Scan each line of the records for the word "React" and extract the ones that have it.

[START SUPPLIED RECORDS]

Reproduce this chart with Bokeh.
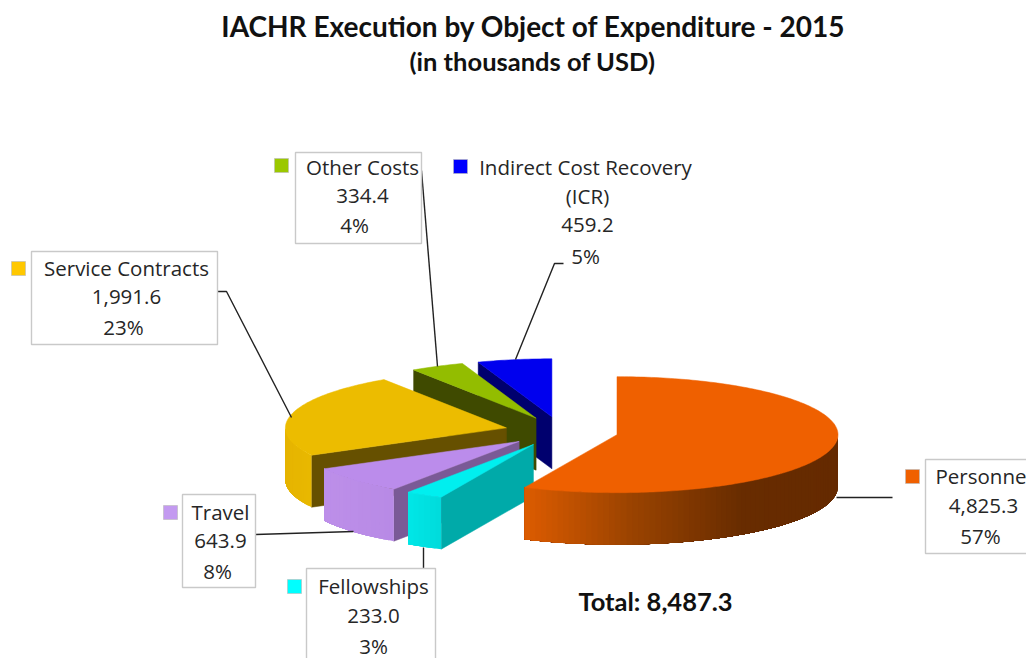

[END SUPPLIED RECORDS]
[START SUPPLIED RECORDS]

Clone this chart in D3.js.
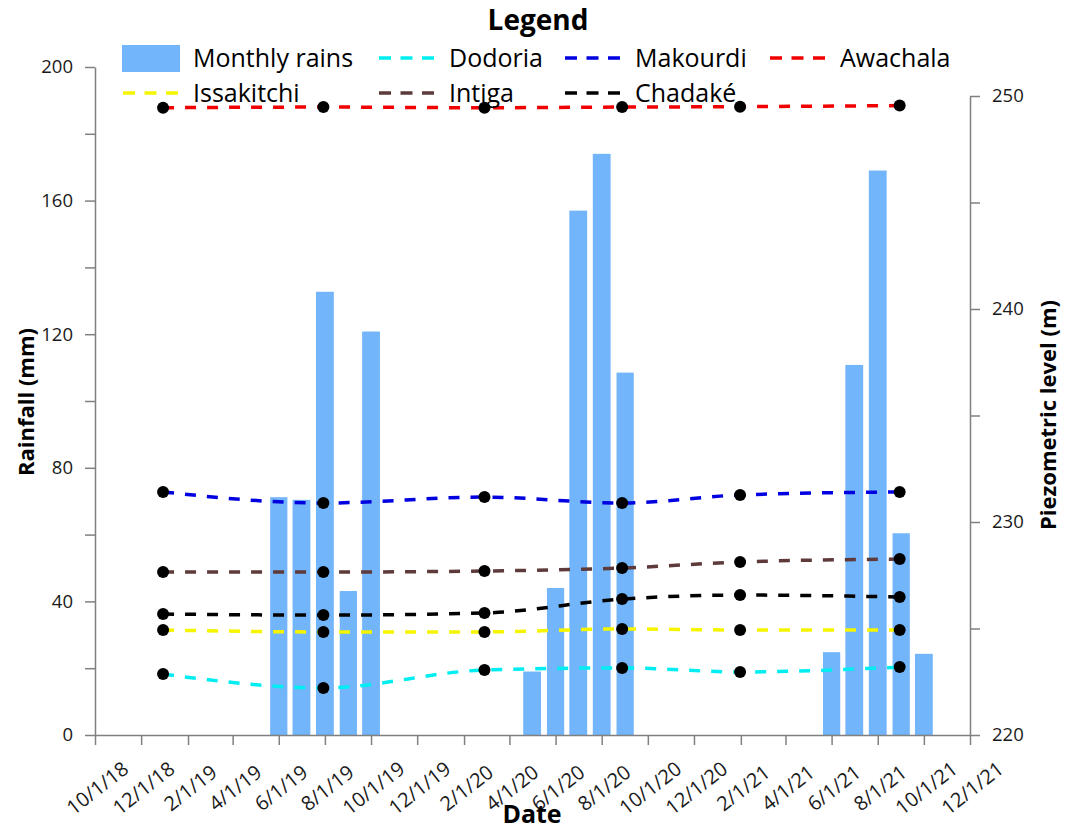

[END SUPPLIED RECORDS]
[START SUPPLIED RECORDS]

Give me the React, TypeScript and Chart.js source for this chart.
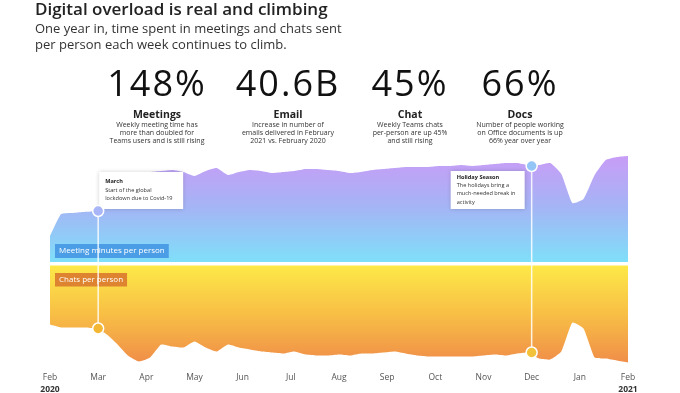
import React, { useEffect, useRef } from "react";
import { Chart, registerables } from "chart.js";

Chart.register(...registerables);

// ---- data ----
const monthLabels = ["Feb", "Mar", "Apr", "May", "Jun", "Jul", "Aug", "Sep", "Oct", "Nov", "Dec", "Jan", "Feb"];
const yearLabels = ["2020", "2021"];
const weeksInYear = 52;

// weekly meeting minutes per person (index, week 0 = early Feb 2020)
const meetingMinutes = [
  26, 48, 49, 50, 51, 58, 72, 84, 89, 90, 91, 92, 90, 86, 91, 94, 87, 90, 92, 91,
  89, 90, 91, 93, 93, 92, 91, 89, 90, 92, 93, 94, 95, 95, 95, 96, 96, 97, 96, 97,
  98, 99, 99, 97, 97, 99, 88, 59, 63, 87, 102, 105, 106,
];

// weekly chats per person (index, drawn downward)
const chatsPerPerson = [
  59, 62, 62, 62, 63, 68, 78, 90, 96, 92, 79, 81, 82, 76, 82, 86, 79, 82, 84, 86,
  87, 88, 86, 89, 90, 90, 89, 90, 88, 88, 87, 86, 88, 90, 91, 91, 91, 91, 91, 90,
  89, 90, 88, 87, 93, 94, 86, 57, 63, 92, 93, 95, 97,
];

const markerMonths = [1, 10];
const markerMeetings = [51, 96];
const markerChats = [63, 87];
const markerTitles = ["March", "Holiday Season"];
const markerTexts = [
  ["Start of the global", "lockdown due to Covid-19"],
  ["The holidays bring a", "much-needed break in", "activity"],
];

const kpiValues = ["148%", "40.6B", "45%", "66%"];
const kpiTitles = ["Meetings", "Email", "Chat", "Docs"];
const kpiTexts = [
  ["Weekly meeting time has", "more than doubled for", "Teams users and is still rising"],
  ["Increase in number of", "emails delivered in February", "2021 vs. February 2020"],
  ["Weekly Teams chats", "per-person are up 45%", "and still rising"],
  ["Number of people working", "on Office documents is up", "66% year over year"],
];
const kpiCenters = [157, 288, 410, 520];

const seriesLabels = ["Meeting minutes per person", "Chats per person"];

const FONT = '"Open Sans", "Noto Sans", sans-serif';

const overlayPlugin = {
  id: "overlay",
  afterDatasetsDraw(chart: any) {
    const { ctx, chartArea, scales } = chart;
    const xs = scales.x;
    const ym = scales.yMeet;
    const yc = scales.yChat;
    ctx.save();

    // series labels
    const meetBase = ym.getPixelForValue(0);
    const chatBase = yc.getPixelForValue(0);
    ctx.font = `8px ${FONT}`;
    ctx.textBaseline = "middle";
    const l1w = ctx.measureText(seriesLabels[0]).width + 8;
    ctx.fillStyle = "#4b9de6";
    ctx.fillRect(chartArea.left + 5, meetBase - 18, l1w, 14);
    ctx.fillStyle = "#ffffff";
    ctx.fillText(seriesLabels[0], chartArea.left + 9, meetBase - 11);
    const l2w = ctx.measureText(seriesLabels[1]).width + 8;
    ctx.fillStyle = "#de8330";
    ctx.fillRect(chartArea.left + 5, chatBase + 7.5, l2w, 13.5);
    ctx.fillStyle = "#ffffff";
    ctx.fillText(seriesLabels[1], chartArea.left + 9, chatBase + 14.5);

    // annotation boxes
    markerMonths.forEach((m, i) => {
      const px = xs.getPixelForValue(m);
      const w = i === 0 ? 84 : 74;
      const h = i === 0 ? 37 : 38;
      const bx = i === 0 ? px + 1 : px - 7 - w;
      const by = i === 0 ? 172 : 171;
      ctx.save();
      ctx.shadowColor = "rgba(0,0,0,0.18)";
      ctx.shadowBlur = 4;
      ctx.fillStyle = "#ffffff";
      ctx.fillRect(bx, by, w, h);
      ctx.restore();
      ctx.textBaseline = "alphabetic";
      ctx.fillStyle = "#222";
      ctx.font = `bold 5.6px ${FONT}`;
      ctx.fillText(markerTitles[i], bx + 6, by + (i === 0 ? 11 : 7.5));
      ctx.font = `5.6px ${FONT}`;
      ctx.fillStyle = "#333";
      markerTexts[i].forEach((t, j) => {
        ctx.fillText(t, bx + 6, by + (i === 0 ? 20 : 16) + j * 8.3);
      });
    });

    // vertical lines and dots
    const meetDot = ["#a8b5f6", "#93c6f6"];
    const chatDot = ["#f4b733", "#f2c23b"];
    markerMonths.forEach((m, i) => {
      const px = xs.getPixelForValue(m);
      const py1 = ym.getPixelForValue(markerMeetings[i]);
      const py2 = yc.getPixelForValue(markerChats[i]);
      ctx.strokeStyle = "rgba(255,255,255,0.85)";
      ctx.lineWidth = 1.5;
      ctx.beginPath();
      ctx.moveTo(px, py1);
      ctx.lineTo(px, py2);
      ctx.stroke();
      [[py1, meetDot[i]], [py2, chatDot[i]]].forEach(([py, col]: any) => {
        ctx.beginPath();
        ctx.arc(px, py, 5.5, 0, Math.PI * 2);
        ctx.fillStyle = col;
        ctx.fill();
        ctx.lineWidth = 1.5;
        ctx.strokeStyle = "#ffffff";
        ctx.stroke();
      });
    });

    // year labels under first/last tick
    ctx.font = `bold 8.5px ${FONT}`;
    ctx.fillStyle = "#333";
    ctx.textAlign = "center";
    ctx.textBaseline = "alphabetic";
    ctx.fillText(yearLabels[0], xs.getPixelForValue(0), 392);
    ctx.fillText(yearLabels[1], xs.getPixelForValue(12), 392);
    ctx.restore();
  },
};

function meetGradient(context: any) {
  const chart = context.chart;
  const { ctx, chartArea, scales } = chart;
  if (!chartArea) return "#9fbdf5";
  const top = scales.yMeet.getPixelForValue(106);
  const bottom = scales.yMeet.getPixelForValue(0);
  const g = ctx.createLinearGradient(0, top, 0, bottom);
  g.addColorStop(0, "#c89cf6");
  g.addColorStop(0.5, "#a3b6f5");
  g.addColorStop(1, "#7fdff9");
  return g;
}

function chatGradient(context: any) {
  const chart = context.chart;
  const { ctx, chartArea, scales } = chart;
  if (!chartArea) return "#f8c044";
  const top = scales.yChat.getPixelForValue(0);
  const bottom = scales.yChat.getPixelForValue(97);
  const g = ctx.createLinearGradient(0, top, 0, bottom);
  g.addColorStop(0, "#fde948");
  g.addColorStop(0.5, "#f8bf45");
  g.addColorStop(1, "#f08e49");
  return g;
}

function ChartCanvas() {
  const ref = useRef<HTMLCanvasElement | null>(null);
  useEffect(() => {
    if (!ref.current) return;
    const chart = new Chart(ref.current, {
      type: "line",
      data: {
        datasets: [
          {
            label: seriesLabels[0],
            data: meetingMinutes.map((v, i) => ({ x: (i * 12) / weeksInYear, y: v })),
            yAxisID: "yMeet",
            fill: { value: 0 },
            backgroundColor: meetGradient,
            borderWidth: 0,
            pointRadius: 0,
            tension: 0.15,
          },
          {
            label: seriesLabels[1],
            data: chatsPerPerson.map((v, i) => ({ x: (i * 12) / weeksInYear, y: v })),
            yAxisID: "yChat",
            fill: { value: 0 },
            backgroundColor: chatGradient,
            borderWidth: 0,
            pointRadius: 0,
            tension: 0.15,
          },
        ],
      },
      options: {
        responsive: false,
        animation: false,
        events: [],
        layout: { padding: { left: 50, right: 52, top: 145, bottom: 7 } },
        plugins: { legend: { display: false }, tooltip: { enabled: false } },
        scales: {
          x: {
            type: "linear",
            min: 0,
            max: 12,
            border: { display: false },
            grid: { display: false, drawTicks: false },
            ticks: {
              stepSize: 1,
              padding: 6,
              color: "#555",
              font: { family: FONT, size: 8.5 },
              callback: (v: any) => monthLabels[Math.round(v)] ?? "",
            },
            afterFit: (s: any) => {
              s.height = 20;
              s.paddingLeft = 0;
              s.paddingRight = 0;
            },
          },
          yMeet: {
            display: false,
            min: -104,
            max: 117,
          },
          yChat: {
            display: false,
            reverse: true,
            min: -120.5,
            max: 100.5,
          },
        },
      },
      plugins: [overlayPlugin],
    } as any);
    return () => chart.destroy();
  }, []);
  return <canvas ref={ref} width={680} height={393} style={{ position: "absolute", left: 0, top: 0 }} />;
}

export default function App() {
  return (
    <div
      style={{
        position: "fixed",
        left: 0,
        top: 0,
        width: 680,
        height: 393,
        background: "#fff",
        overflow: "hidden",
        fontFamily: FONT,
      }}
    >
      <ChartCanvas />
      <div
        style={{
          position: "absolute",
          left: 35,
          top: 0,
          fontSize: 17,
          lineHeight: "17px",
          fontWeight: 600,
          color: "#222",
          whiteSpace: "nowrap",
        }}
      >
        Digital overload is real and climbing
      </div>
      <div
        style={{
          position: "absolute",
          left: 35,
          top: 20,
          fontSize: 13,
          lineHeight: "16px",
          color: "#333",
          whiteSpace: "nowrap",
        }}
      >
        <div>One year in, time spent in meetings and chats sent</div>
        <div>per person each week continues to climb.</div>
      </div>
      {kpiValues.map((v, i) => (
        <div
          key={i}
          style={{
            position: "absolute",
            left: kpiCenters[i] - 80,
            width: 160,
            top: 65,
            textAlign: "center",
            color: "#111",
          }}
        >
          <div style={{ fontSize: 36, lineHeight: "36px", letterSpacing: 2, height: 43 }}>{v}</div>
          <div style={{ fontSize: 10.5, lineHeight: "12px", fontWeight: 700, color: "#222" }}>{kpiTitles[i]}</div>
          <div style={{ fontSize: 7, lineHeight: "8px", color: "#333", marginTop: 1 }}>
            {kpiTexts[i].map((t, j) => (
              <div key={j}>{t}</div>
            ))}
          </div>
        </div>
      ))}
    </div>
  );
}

[END SUPPLIED RECORDS]

* _WORKED SOLUTION_:
Give me the React, TypeScript and Chart.js source for this chart.
import React, { useEffect, useRef } from "react";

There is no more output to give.